Buyer Beware: Despite Low Prices for Detroit’s Foreclosed Homes, the Houses Might Already Be Occupied

Street of residential houses
Foreclosed homes may seem cheap in Detroit — sometimes as low as $500. But experts warn that they come with hidden costs, including the payment of back taxes, and maybe even a few surprises for buyers.

According to mapping company Loveland Technologies, which has surveyed every property in Detroit, there are approximately 100,000 Detroit residents living in foreclosed homes.

Some of these individuals are the former owners of the property, many of whom were unable to pay Detroit’s property taxes for the few services the city does offer. Detroit has the highest property taxes of any city in the United States, set by now-outdated assessed home values.

Others may have been longtime tenants, and some, the company said, may even be squatters.

Mary Wilbur, a 46-year-old homemaker, is one of those squatters.

Wilbur and her 17-year-old daughter, Claire, live in a 1920s-era house in an area now called Fireweed Universe City, a so-called self-sustaining community filled with artists and activists. The house is part of the Grixdale Farms neighborhood, which was once known for drug crime and now is home to more than 500 vacant buildings.

Wilbur and her daughter moved into the home two years ago after going through a divorce and losing her home to foreclosure; Claire had chosen to stay with her mother rather than live with her father instead. In the U.S., where around 40 to 50% of marriages end in divorce, the child custody arrangement isn’t unusual, but the living situation is.

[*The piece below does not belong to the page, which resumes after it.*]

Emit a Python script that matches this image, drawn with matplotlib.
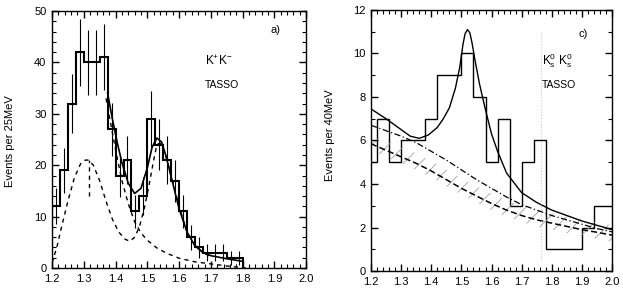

The City of Detroit used to give legal protections to squatters, insisting that the home’s owners were responsible for evicting residents. But in September 2014, the law changed, and now police are able to force squatters from the homes and arrest them on the spot.

A few Detroit residents have gotten creative with repossessing or revitalizing homes.

Darin McLeskey, who buys, sells and develops real estate in the city, took a “cheaper, easier and more amicable” route with a squatter rather than evicting the man. He and the squatter of an uninhabited home made a “cash for keys” deal, and McLeskey got the house from the man for $300.

Back in October, an Austrian man named Nik Gindelhuber made a deal to buy a house in Detroit as an investment property in exchange for an iPhone 6.